明澄透派の子平の源流は、宋代の子平創始者である徐大昇の『子平三命通変』の『百章歌』と本書の原著者である劉伯温の『滴天髄』の原典より派生しており、それを忠実に著わしたのが初代梅素香の『子平大法』や十代目の王文澤の『子平心得』であるが、しかし、それらの子平は、要点の粗大な部分を明らかにしたものであって、術法の大いなる完成状態に達していなかったのである。そしてその伝授の血脈において王文澤が発展させた最先端の子平は、より微細な見解によって理論展開を行ったのであるが、王文澤の『子平参禅(十六通変)』は、『滴天髄』の扶抑理論によって誕生しており、また最終段階の秘伝を説いた『子平修密(無学訣)』は、『滴天髄』の調候理論によって誕生したと言うことができる。しかし、その具体的な内容は子平の伝統的な古典である『百章歌』の格局究明方法に共通点がみられ、また梅素香が『子平大法』で批判した『欄網江』のような子平のように十干を命式の構成要素にあわせて季節ごとに分類して究明していった方法が十二分に発揮されているようだ。子平において扶抑と調候は車輪のようなものであり、どちらがかけても子平の最終的な結論に決して到達することは絶対にないだろう。つまり、扶抑と調候から映し出されるものは、子平が主張する格局と呼ばれる、存在のありのままの本質を投影するものなのである。

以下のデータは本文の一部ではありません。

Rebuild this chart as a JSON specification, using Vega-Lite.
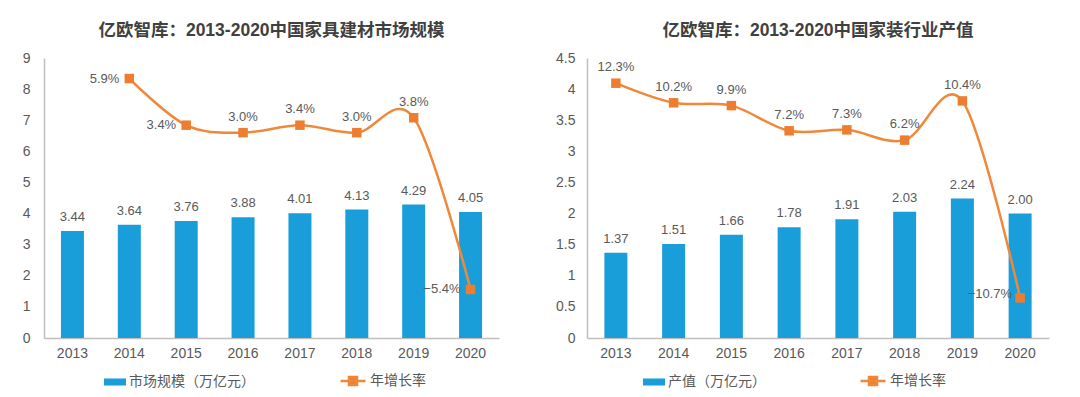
{
  "$schema": "https://vega.github.io/schema/vega-lite/v6.json",
  "padding": {"left": 22, "top": 21, "right": 10, "bottom": 5},
  "background": "white",
  "datasets": {
    "furn": [
      {"year": "2013", "size": 3.44, "rate": null},
      {"year": "2014", "size": 3.64, "rate": 0.059},
      {"year": "2015", "size": 3.76, "rate": 0.034},
      {"year": "2016", "size": 3.88, "rate": 0.030},
      {"year": "2017", "size": 4.01, "rate": 0.034},
      {"year": "2018", "size": 4.13, "rate": 0.030},
      {"year": "2019", "size": 4.29, "rate": 0.038},
      {"year": "2020", "size": 4.05, "rate": -0.054}
    ],
    "deco": [
      {"year": "2013", "value": 1.37, "rate": 0.123},
      {"year": "2014", "value": 1.51, "rate": 0.102},
      {"year": "2015", "value": 1.66, "rate": 0.099},
      {"year": "2016", "value": 1.78, "rate": 0.072},
      {"year": "2017", "value": 1.91, "rate": 0.073},
      {"year": "2018", "value": 2.03, "rate": 0.062},
      {"year": "2019", "value": 2.24, "rate": 0.104},
      {"year": "2020", "value": 2.00, "rate": -0.107}
    ]
  },
  "config": {
    "view": {"stroke": null},
    "font": "Liberation Sans, Noto Sans CJK SC",
    "axis": {
      "labelFont": "Liberation Sans, Noto Sans CJK SC",
      "labelFontSize": 14,
      "labelColor": "#595959",
      "domainColor": "#BFBFBF",
      "domainWidth": 1.5,
      "ticks": false,
      "grid": false,
      "title": null,
      "labelOverlap": false
    },
    "title": {
      "font": "Liberation Sans, Noto Sans CJK SC",
      "fontSize": 17.5,
      "fontWeight": "bold",
      "color": "#404040",
      "offset": 12
    },
    "legend": {
      "labelFont": "Liberation Sans, Noto Sans CJK SC",
      "labelFontSize": 14,
      "labelColor": "#595959",
      "title": null,
      "orient": "none",
      "labelOffset": 3
    }
  },
  "resolve": {
    "scale": {"fill": "independent", "stroke": "independent"},
    "legend": {"fill": "independent", "stroke": "independent"}
  },
  "hconcat": [
    {
      "width": 455,
      "height": 280,
      "title": {"text": "亿欧智库：2013-2020中国家具建材市场规模"},
      "data": {"name": "furn"},
      "resolve": {"scale": {"y": "independent"}},
      "layer": [
        {
          "encoding": {
            "x": {"field": "year", "type": "ordinal", "scale": {"paddingInner": 0.6, "paddingOuter": 0.3}, "axis": {"labelAngle": 0, "labelPadding": 8}},
            "y": {"field": "size", "type": "quantitative", "scale": {"domain": [0, 9], "nice": false}, "axis": {"values": [0,1,2,3,4,5,6,7,8,9], "labelPadding": 14}}
          },
          "layer": [
            {
              "mark": {"type": "bar", "width": 23},
              "encoding": {
                "fill": {"datum": "市场规模（万亿元）", "type": "nominal", "scale": {"range": ["#1A9ED9"]},
                  "legend": {"legendX": 60, "legendY": 313, "symbolType": "M-1,-0.32H1V0.32H-1Z", "symbolSize": 484, "symbolStrokeWidth": 0}}
              }
            },
            {
              "mark": {"type": "text", "baseline": "bottom", "dy": -7, "fontSize": 13, "color": "#595959"},
              "encoding": {
                "text": {"field": "size", "type": "quantitative", "format": ".2f"}
              }
            }
          ]
        },
        {
          "transform": [{"filter": "datum.rate != null"}],
          "encoding": {
            "x": {"field": "year", "type": "ordinal"},
            "y": {"field": "rate", "type": "quantitative", "scale": {"domain": [-0.08, 0.07], "nice": false, "zero": false}, "axis": null}
          },
          "layer": [
            {
              "mark": {"type": "line", "interpolate": "cardinal", "strokeWidth": 2.5},
              "encoding": {
                "stroke": {"datum": "年增长率", "type": "nominal", "scale": {"range": ["#F0883A"]},
                  "legend": {"legendX": 295, "legendY": 309, "symbolType": "M-1,0H1M-0.32,-0.32H0.32V0.32H-0.32Z", "symbolSize": 625, "symbolStrokeWidth": 2.5, "symbolFillColor": "#ED7D31"}}
              }
            },
            {
              "mark": {"type": "point", "shape": "square", "filled": true, "size": 90, "color": "#ED7D31", "opacity": 1}
            },
            {
              "transform": [{"filter": "datum.year == '2014' || datum.year == '2015' || datum.year == '2020'"}],
              "mark": {"type": "text", "align": "right", "baseline": "middle", "dx": -10, "fontSize": 13, "color": "#595959"},
              "encoding": {
                "text": {"field": "rate", "type": "quantitative", "format": ".1%"}
              }
            },
            {
              "transform": [{"filter": "datum.year != '2014' && datum.year != '2015' && datum.year != '2020'"}],
              "mark": {"type": "text", "align": "center", "baseline": "bottom", "dy": -9, "fontSize": 13, "color": "#595959"},
              "encoding": {
                "text": {"field": "rate", "type": "quantitative", "format": ".1%"}
              }
            }
          ]
        }
      ]
    },
    {
      "width": 462,
      "height": 280,
      "title": {"text": "亿欧智库：2013-2020中国家装行业产值"},
      "data": {"name": "deco"},
      "resolve": {"scale": {"y": "independent"}},
      "layer": [
        {
          "encoding": {
            "x": {"field": "year", "type": "ordinal", "scale": {"paddingInner": 0.6, "paddingOuter": 0.3}, "axis": {"labelAngle": 0, "labelPadding": 8}},
            "y": {"field": "value", "type": "quantitative", "scale": {"domain": [0, 4.5], "nice": false}, "axis": {"values": [0,0.5,1,1.5,2,2.5,3,3.5,4,4.5], "format": "~g", "labelPadding": 12}}
          },
          "layer": [
            {
              "mark": {"type": "bar", "width": 23},
              "encoding": {
                "fill": {"datum": "产值（万亿元）", "type": "nominal", "scale": {"range": ["#1A9ED9"]},
                  "legend": {"legendX": 56, "legendY": 313, "symbolType": "M-1,-0.32H1V0.32H-1Z", "symbolSize": 484, "symbolStrokeWidth": 0}}
              }
            },
            {
              "mark": {"type": "text", "baseline": "bottom", "dy": -7, "fontSize": 13, "color": "#595959"},
              "encoding": {
                "text": {"field": "value", "type": "quantitative", "format": ".2f"}
              }
            }
          ]
        },
        {
          "encoding": {
            "x": {"field": "year", "type": "ordinal"},
            "y": {"field": "rate", "type": "quantitative", "scale": {"domain": [-0.15, 0.15], "nice": false, "zero": false}, "axis": null}
          },
          "layer": [
            {
              "mark": {"type": "line", "interpolate": "cardinal", "strokeWidth": 2.5},
              "encoding": {
                "stroke": {"datum": "年增长率", "type": "nominal", "scale": {"range": ["#F0883A"]},
                  "legend": {"legendX": 272, "legendY": 309, "symbolType": "M-1,0H1M-0.32,-0.32H0.32V0.32H-0.32Z", "symbolSize": 625, "symbolStrokeWidth": 2.5, "symbolFillColor": "#ED7D31"}}
              }
            },
            {
              "mark": {"type": "point", "shape": "square", "filled": true, "size": 90, "color": "#ED7D31", "opacity": 1}
            },
            {
              "transform": [{"filter": "datum.year == '2020'"}],
              "mark": {"type": "text", "align": "right", "baseline": "middle", "dx": -8, "dy": -4, "fontSize": 13, "color": "#595959"},
              "encoding": {
                "text": {"field": "rate", "type": "quantitative", "format": ".1%"}
              }
            },
            {
              "transform": [{"filter": "datum.year != '2020'"}],
              "mark": {"type": "text", "align": "center", "baseline": "bottom", "dy": -9, "fontSize": 13, "color": "#595959"},
              "encoding": {
                "text": {"field": "rate", "type": "quantitative", "format": ".1%"}
              }
            }
          ]
        }
      ]
    }
  ],
  "spacing": 56
}
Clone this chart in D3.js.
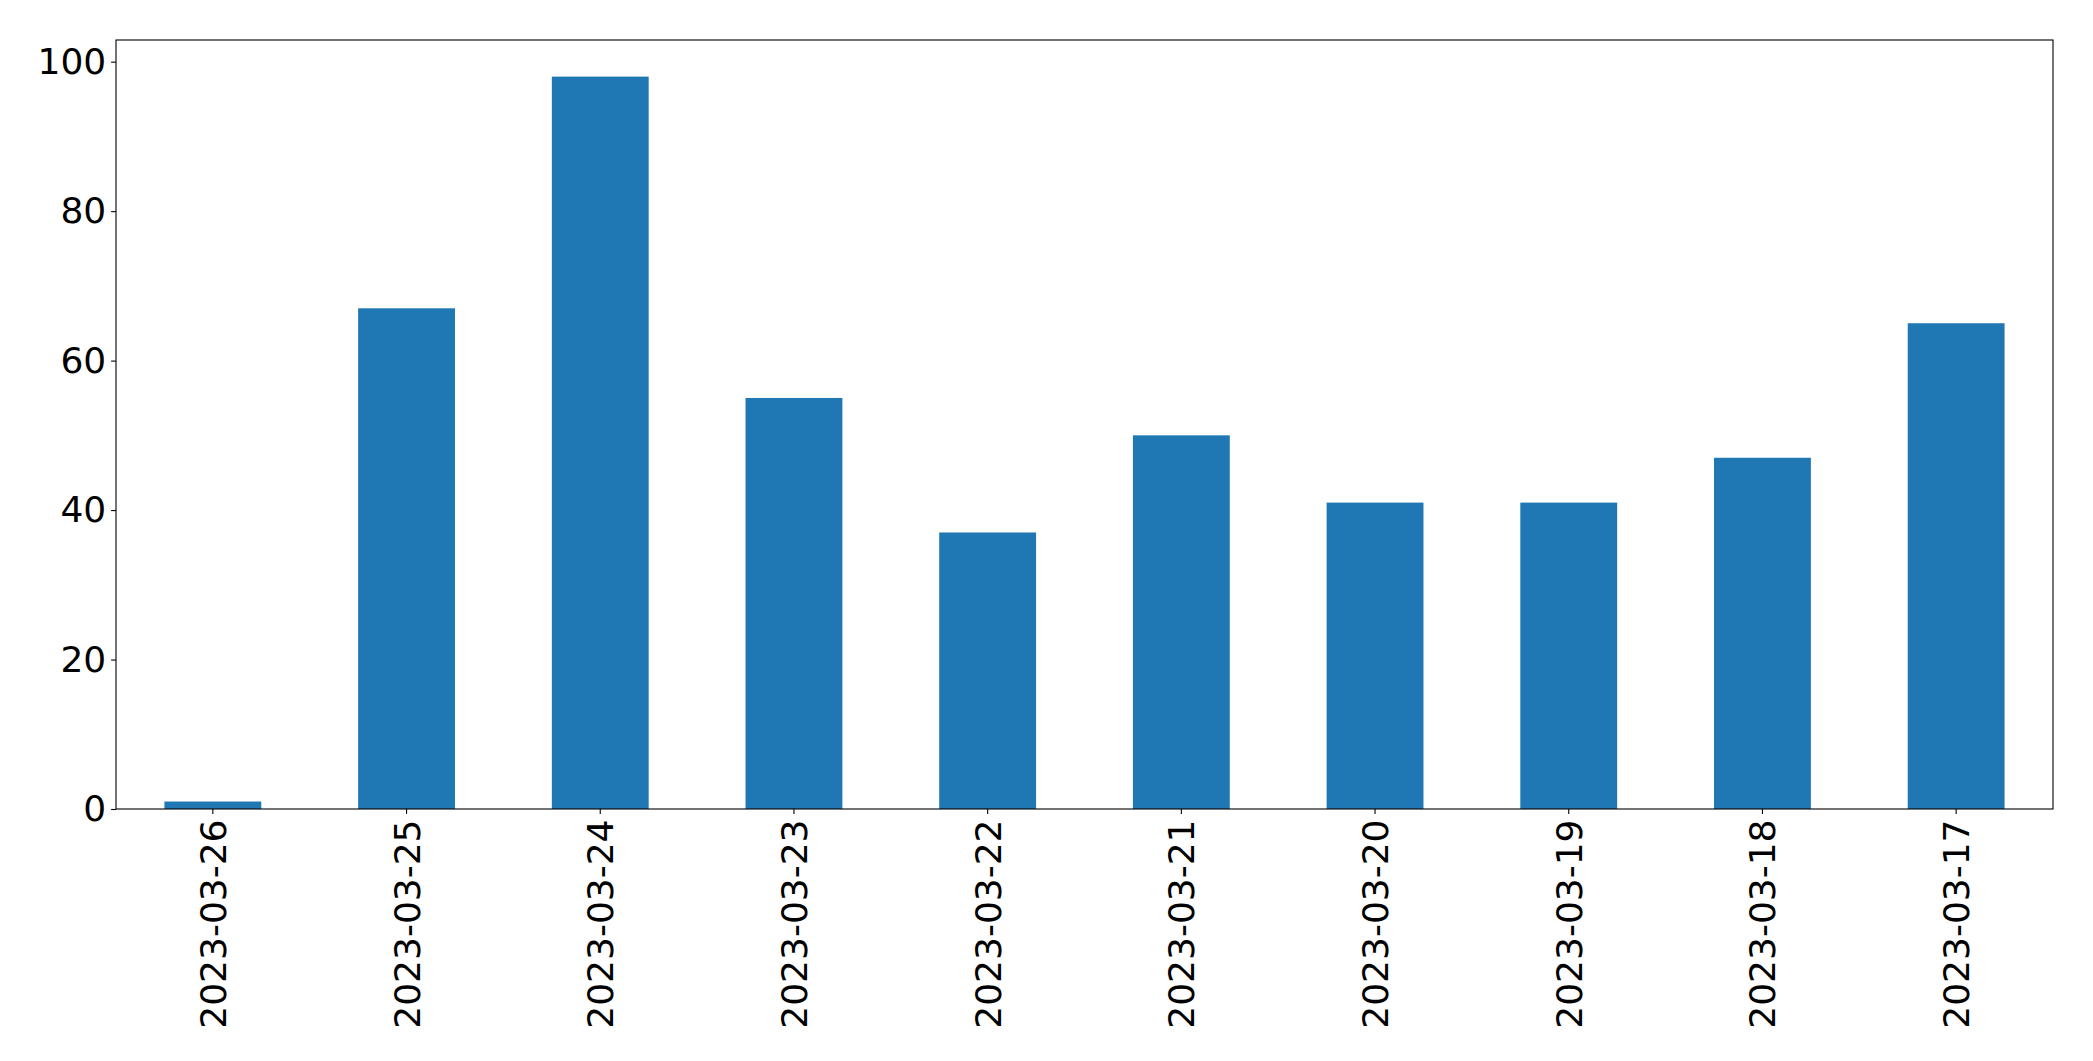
<!DOCTYPE html>
<html>
<head>
<meta charset="utf-8">
<title>Bar chart</title>
<script src="https://d3js.org/d3.v7.min.js"></script>
<style>
html, body {
  margin: 0;
  background: #fff;
}
.axis text {
  font-family: "DejaVu Sans", sans-serif;
  font-size: 36px;
  fill: #000;
}
.axis line {
  stroke: #000;
  stroke-width: 1.1px;
}
</style>
</head>
<body>
<div id="chart"></div>
<script>
// data
var dates = ["2023-03-26", "2023-03-25", "2023-03-24", "2023-03-23", "2023-03-22",
             "2023-03-21", "2023-03-20", "2023-03-19", "2023-03-18", "2023-03-17"];
var counts = [1, 67, 98, 55, 37, 50, 41, 41, 47, 65];
var yTicks = [0, 20, 40, 60, 80, 100];

var W = 2093, H = 1061;
var margin = {top: 40, right: 40, bottom: 252, left: 116};
var width = W - margin.left - margin.right,
    height = H - margin.top - margin.bottom;

var svg = d3.select("#chart")
  .append("svg")
    .attr("width", W)
    .attr("height", H)
  .append("g")
    .attr("transform", "translate(" + margin.left + "," + margin.top + ")");

// categorical x, bars half the slot wide (like pandas)
var x = d3.scaleBand()
  .domain(dates)
  .range([0, width])
  .paddingInner(0.5)
  .paddingOuter(0.25);

// matplotlib style 5% headroom
var y = d3.scaleLinear()
  .domain([0, d3.max(counts) * 1.05])
  .range([height, 0]);

svg.selectAll(".bar")
  .data(counts)
  .enter()
  .append("rect")
    .attr("class", "bar")
    .attr("x", function(d, i) { return x(dates[i]); })
    .attr("width", x.bandwidth())
    .attr("y", function(d) { return y(d); })
    .attr("height", function(d) { return height - y(d); })
    .attr("fill", "#1f77b4");

// x axis
var xAxis = svg.append("g")
  .attr("class", "axis")
  .attr("transform", "translate(0," + height + ")")
  .call(d3.axisBottom(x).tickSize(4.9).tickPadding(4.9));
xAxis.select(".domain").remove();
xAxis.selectAll(".tick text")
  .attr("transform", "rotate(-90)")
  .attr("text-anchor", "end")
  .attr("x", -10.5)
  .attr("y", 0)
  .attr("dy", "0.36em");

// y axis
var yAxis = svg.append("g")
  .attr("class", "axis")
  .call(d3.axisLeft(y).tickValues(yTicks).tickSize(4.9).tickPadding(4.9));
yAxis.select(".domain").remove();

// frame
svg.append("rect")
  .attr("x", 0)
  .attr("y", 0)
  .attr("width", width)
  .attr("height", height)
  .attr("fill", "none")
  .attr("stroke", "#000")
  .attr("stroke-width", 1.1);
</script>
</body>
</html>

明澄透派の子平は、現代に伝授の血脈を完全な姿で世襲しているようであるが、現代においてその意義を問い正す必要があると筆者は考えた。というのもその真意が裏目に出て優れた術法は、時代が下るに従ってマニュアル化されてその真価を大きく見誤ってしまっているケースが多いからだ。伝授の血脈に問題が生じて来たのは、その術法における原典回帰の敬意を払うことを忘れてしまったからではないだろうか。筆者は門派を創ることにまったく興味はない。学問とは、学術とは、すべてに開かれてこそ、すべてを救う教えになるのではないだろうか。すべての秘伝は、劉伯温の『滴天髄』の手の内にある。なぜならすべての秘伝を生み出す土台がこの『滴天髄』の中に蓄蔵していることを新たな執筆によって筆者が改めて認識したことに他ならない。
『滴天髄』は、単に占いのロジックを明らかにしたものではなく、仙道が説く心体を構成する精気神におけるエネルギーの各レベルの質量を測ろうとしたのであるが、その機能を通変によって助気・洩気・奪気・殺気・生気といった具合に分類してその状態を体用・扶抑・損益・衰旺・中和・清濁・真仮・剛柔・順逆・寒暖・燥湿といった概念によって認識しようとしたのである。『滴天髄』で説く「人元用事之神」とは、まさにその気のレベルの微細なエネルギーのありようを説いたものであり、天元は神に、地元は精に対応し、仙道でも説くこの精気神の三寶を読み取ろうとしたのが三命と呼ばれる運命学の全貌なのである。個が対象化したこの三寶と心体(識力)のありようこそが我々が現実に生きている社会・家庭・個人の多様性の側面を映し出しているのである。『滴天髄』とは、まさにそれこそが天の精髄の滴であると主張するものなのである。
本書が子平運命学の学術的発展に何らかの布石となれば幸いであり、明澄透派の神聖なる伝授の血脈の新鮮な完全復活を切望するものである。